<<<<
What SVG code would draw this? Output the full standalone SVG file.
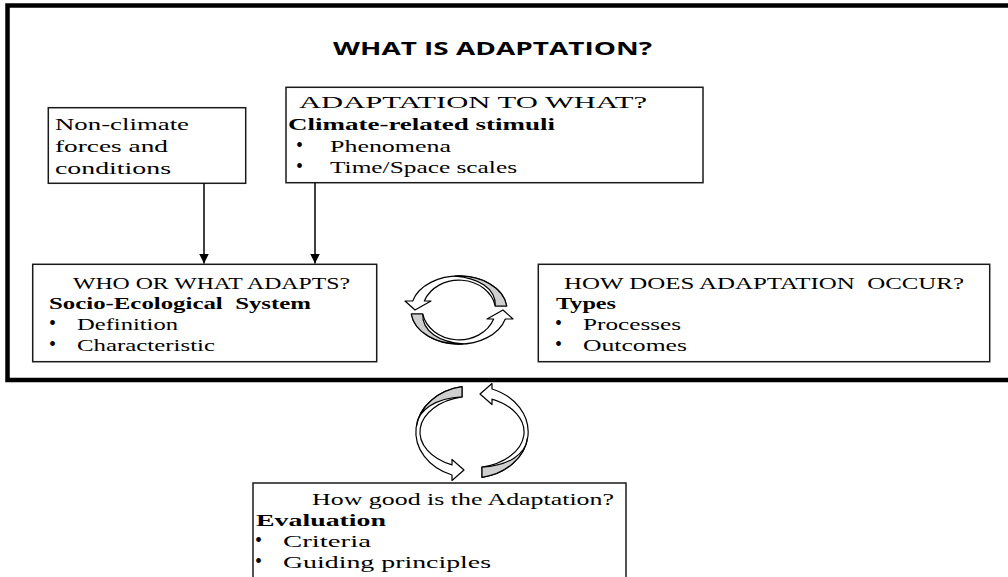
<svg xmlns="http://www.w3.org/2000/svg" width="1008" height="577" viewBox="0 0 1008 577">
  <style>
    .frame { fill: none; stroke: #000; stroke-width: 4.5; }
    .box { fill: #fff; stroke: #1a1a1a; stroke-width: 1.5; }
    .t { font-family: "Liberation Serif", "Times New Roman", serif; font-size: 17.5px; fill: #000; }
    .b { font-weight: bold; }
    .dot { font-family: "Liberation Serif", "Times New Roman", serif; font-size: 20px; fill: #000; }
    .title { font-family: "Open Sans", "DejaVu Sans", sans-serif; font-weight: 700; font-size: 18px; fill: #000; }
    .conn { stroke: #000; stroke-width: 1.5; fill: none; }
    .band { fill: #fff; stroke: #000; stroke-width: 1.2; stroke-linejoin: round; }
    .shade { fill: #cfcfcf; stroke: #000; stroke-width: 1.2; stroke-linejoin: round; }
  </style>
  <defs>
    <marker id="arrowhead" markerUnits="userSpaceOnUse" markerWidth="12" markerHeight="10" refX="10" refY="5" orient="auto">
      <path d="M0,0 L10,5 L0,10 Z" fill="#000"/>
    </marker>
    <!-- one half of the upper cycle: ribbon from the flat end over the top to the arrowhead -->
    <g id="arcTop">
      <path class="band" d="M506.7,306 A48,34 0 0 0 412.7,301 L405,301 L415,310 L431,301 L424.3,301 A37,32 0 0 1 495.3,306 Z"/>
      <path class="shade" d="M506.7,306 A48,34 0 0 0 455,276.1 C478,278 496,288 495.3,306 Z"/>
    </g>
    <!-- one half of the lower cycle: ribbon from the flat end round the left to the arrowhead -->
    <g id="arcLow">
      <path class="band" d="M462,386.7 A56,46 0 0 0 452,475 L452,480.5 L464,470 L452,459.5 L452,464.9 A54,36 0 0 1 462,396.9 Z"/>
      <path class="shade" d="M462,386.7 A56,46 0 0 0 416.5,426 C418,410 436,398 462,396.9 Z"/>
    </g>
  </defs>

  <rect width="1008" height="577" fill="#fff"/>

  <!-- outer frame, open on the right -->
  <rect class="frame" x="7.5" y="5.5" width="1012" height="374.5"/>

  <text class="title" x="333" y="55" textLength="319" lengthAdjust="spacingAndGlyphs">WHAT IS ADAPTATION?</text>

  <g id="node-nonclimate">
    <rect class="box" x="48.3" y="107.7" width="197.4" height="75.6"/>
    <text class="t" x="55" y="130" textLength="134" lengthAdjust="spacingAndGlyphs">Non-climate</text>
    <text class="t" x="55" y="152" textLength="113" lengthAdjust="spacingAndGlyphs">forces and</text>
    <text class="t" x="55" y="174" textLength="116" lengthAdjust="spacingAndGlyphs">conditions</text>
  </g>

  <g id="node-stimuli">
    <rect class="box" x="286" y="87.3" width="417" height="95.4"/>
    <text class="t" x="299" y="108" textLength="348" lengthAdjust="spacingAndGlyphs">ADAPTATION TO WHAT?</text>
    <text class="t b" x="288" y="130" textLength="267" lengthAdjust="spacingAndGlyphs">Climate-related stimuli</text>
    <text class="dot" x="296" y="152">•</text>
    <text class="t" x="330" y="152" textLength="121" lengthAdjust="spacingAndGlyphs">Phenomena</text>
    <text class="dot" x="296" y="173">•</text>
    <text class="t" x="330" y="173" textLength="187" lengthAdjust="spacingAndGlyphs">Time/Space scales</text>
  </g>

  <g id="node-who">
    <rect class="box" x="32.7" y="264.3" width="344" height="97.4"/>
    <text class="t" x="73" y="289" textLength="277" lengthAdjust="spacingAndGlyphs">WHO OR WHAT ADAPTS?</text>
    <text class="t b" x="49" y="309" textLength="262" lengthAdjust="spacingAndGlyphs" style="white-space:pre">Socio-Ecological  System</text>
    <text class="dot" x="49" y="330">•</text>
    <text class="t" x="77" y="330" textLength="101" lengthAdjust="spacingAndGlyphs">Definition</text>
    <text class="dot" x="49" y="351">•</text>
    <text class="t" x="77" y="351" textLength="138" lengthAdjust="spacingAndGlyphs">Characteristic</text>
  </g>

  <g id="node-how">
    <rect class="box" x="538.3" y="264.3" width="451.4" height="97.4"/>
    <text class="t" x="564" y="289" textLength="400" lengthAdjust="spacingAndGlyphs" style="white-space:pre">HOW DOES ADAPTATION  OCCUR?</text>
    <text class="t b" x="556" y="309" textLength="60" lengthAdjust="spacingAndGlyphs">Types</text>
    <text class="dot" x="555" y="330">•</text>
    <text class="t" x="583" y="330" textLength="98" lengthAdjust="spacingAndGlyphs">Processes</text>
    <text class="dot" x="555" y="351">•</text>
    <text class="t" x="583" y="351" textLength="104" lengthAdjust="spacingAndGlyphs">Outcomes</text>
  </g>

  <g id="node-evaluation">
    <rect class="box" x="253" y="483" width="373" height="120"/>
    <text class="t" x="312" y="505" textLength="302" lengthAdjust="spacingAndGlyphs">How good is the Adaptation?</text>
    <text class="t b" x="256" y="526" textLength="130" lengthAdjust="spacingAndGlyphs">Evaluation</text>
    <text class="dot" x="255" y="547">•</text>
    <text class="t" x="283" y="547" textLength="88" lengthAdjust="spacingAndGlyphs">Criteria</text>
    <text class="dot" x="255" y="568">•</text>
    <text class="t" x="283" y="568" textLength="208" lengthAdjust="spacingAndGlyphs">Guiding principles</text>
  </g>

  <g id="connectors">
    <line class="conn" x1="204" y1="183.3" x2="204" y2="263.5" marker-end="url(#arrowhead)"/>
    <line class="conn" x1="315" y1="182.7" x2="315" y2="263.5" marker-end="url(#arrowhead)"/>
    <!-- cycle between the two middle boxes -->
    <g id="cycle-upper">
      <use href="#arcTop"/>
      <use href="#arcTop" transform="rotate(180 459 310)"/>
    </g>
    <!-- cycle leading down to the evaluation box -->
    <g id="cycle-lower">
      <use href="#arcLow"/>
      <use href="#arcLow" transform="rotate(180 472 432)"/>
    </g>
  </g>
</svg>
>>>>
Goal
Restate the data above exactly, stripping out each image.

Response to this task
What SVG code would draw this? Output the full standalone SVG file.
<svg xmlns="http://www.w3.org/2000/svg" width="1008" height="577" viewBox="0 0 1008 577">
  <style>
    .frame { fill: none; stroke: #000; stroke-width: 4.5; }
    .box { fill: #fff; stroke: #1a1a1a; stroke-width: 1.5; }
    .t { font-family: "Liberation Serif", "Times New Roman", serif; font-size: 17.5px; fill: #000; }
    .b { font-weight: bold; }
    .dot { font-family: "Liberation Serif", "Times New Roman", serif; font-size: 20px; fill: #000; }
    .title { font-family: "Open Sans", "DejaVu Sans", sans-serif; font-weight: 700; font-size: 18px; fill: #000; }
    .conn { stroke: #000; stroke-width: 1.5; fill: none; }
    .band { fill: #fff; stroke: #000; stroke-width: 1.2; stroke-linejoin: round; }
    .shade { fill: #cfcfcf; stroke: #000; stroke-width: 1.2; stroke-linejoin: round; }
  </style>
  <defs>
    <marker id="arrowhead" markerUnits="userSpaceOnUse" markerWidth="12" markerHeight="10" refX="10" refY="5" orient="auto">
      <path d="M0,0 L10,5 L0,10 Z" fill="#000"/>
    </marker>
    <!-- one half of the upper cycle: ribbon from the flat end over the top to the arrowhead -->
    <g id="arcTop">
      <path class="band" d="M506.7,306 A48,34 0 0 0 412.7,301 L405,301 L415,310 L431,301 L424.3,301 A37,32 0 0 1 495.3,306 Z"/>
      <path class="shade" d="M506.7,306 A48,34 0 0 0 455,276.1 C478,278 496,288 495.3,306 Z"/>
    </g>
    <!-- one half of the lower cycle: ribbon from the flat end round the left to the arrowhead -->
    <g id="arcLow">
      <path class="band" d="M462,386.7 A56,46 0 0 0 452,475 L452,480.5 L464,470 L452,459.5 L452,464.9 A54,36 0 0 1 462,396.9 Z"/>
      <path class="shade" d="M462,386.7 A56,46 0 0 0 416.5,426 C418,410 436,398 462,396.9 Z"/>
    </g>
  </defs>

  <rect width="1008" height="577" fill="#fff"/>

  <!-- outer frame, open on the right -->
  <rect class="frame" x="7.5" y="5.5" width="1012" height="374.5"/>

  <text class="title" x="333" y="55" textLength="319" lengthAdjust="spacingAndGlyphs">WHAT IS ADAPTATION?</text>

  <g id="node-nonclimate">
    <rect class="box" x="48.3" y="107.7" width="197.4" height="75.6"/>
    <text class="t" x="55" y="130" textLength="134" lengthAdjust="spacingAndGlyphs">Non-climate</text>
    <text class="t" x="55" y="152" textLength="113" lengthAdjust="spacingAndGlyphs">forces and</text>
    <text class="t" x="55" y="174" textLength="116" lengthAdjust="spacingAndGlyphs">conditions</text>
  </g>

  <g id="node-stimuli">
    <rect class="box" x="286" y="87.3" width="417" height="95.4"/>
    <text class="t" x="299" y="108" textLength="348" lengthAdjust="spacingAndGlyphs">ADAPTATION TO WHAT?</text>
    <text class="t b" x="288" y="130" textLength="267" lengthAdjust="spacingAndGlyphs">Climate-related stimuli</text>
    <text class="dot" x="296" y="152">•</text>
    <text class="t" x="330" y="152" textLength="121" lengthAdjust="spacingAndGlyphs">Phenomena</text>
    <text class="dot" x="296" y="173">•</text>
    <text class="t" x="330" y="173" textLength="187" lengthAdjust="spacingAndGlyphs">Time/Space scales</text>
  </g>

  <g id="node-who">
    <rect class="box" x="32.7" y="264.3" width="344" height="97.4"/>
    <text class="t" x="73" y="289" textLength="277" lengthAdjust="spacingAndGlyphs">WHO OR WHAT ADAPTS?</text>
    <text class="t b" x="49" y="309" textLength="262" lengthAdjust="spacingAndGlyphs" style="white-space:pre">Socio-Ecological  System</text>
    <text class="dot" x="49" y="330">•</text>
    <text class="t" x="77" y="330" textLength="101" lengthAdjust="spacingAndGlyphs">Definition</text>
    <text class="dot" x="49" y="351">•</text>
    <text class="t" x="77" y="351" textLength="138" lengthAdjust="spacingAndGlyphs">Characteristic</text>
  </g>

  <g id="node-how">
    <rect class="box" x="538.3" y="264.3" width="451.4" height="97.4"/>
    <text class="t" x="564" y="289" textLength="400" lengthAdjust="spacingAndGlyphs" style="white-space:pre">HOW DOES ADAPTATION  OCCUR?</text>
    <text class="t b" x="556" y="309" textLength="60" lengthAdjust="spacingAndGlyphs">Types</text>
    <text class="dot" x="555" y="330">•</text>
    <text class="t" x="583" y="330" textLength="98" lengthAdjust="spacingAndGlyphs">Processes</text>
    <text class="dot" x="555" y="351">•</text>
    <text class="t" x="583" y="351" textLength="104" lengthAdjust="spacingAndGlyphs">Outcomes</text>
  </g>

  <g id="node-evaluation">
    <rect class="box" x="253" y="483" width="373" height="120"/>
    <text class="t" x="312" y="505" textLength="302" lengthAdjust="spacingAndGlyphs">How good is the Adaptation?</text>
    <text class="t b" x="256" y="526" textLength="130" lengthAdjust="spacingAndGlyphs">Evaluation</text>
    <text class="dot" x="255" y="547">•</text>
    <text class="t" x="283" y="547" textLength="88" lengthAdjust="spacingAndGlyphs">Criteria</text>
    <text class="dot" x="255" y="568">•</text>
    <text class="t" x="283" y="568" textLength="208" lengthAdjust="spacingAndGlyphs">Guiding principles</text>
  </g>

  <g id="connectors">
    <line class="conn" x1="204" y1="183.3" x2="204" y2="263.5" marker-end="url(#arrowhead)"/>
    <line class="conn" x1="315" y1="182.7" x2="315" y2="263.5" marker-end="url(#arrowhead)"/>
    <!-- cycle between the two middle boxes -->
    <g id="cycle-upper">
      <use href="#arcTop"/>
      <use href="#arcTop" transform="rotate(180 459 310)"/>
    </g>
    <!-- cycle leading down to the evaluation box -->
    <g id="cycle-lower">
      <use href="#arcLow"/>
      <use href="#arcLow" transform="rotate(180 472 432)"/>
    </g>
  </g>
</svg>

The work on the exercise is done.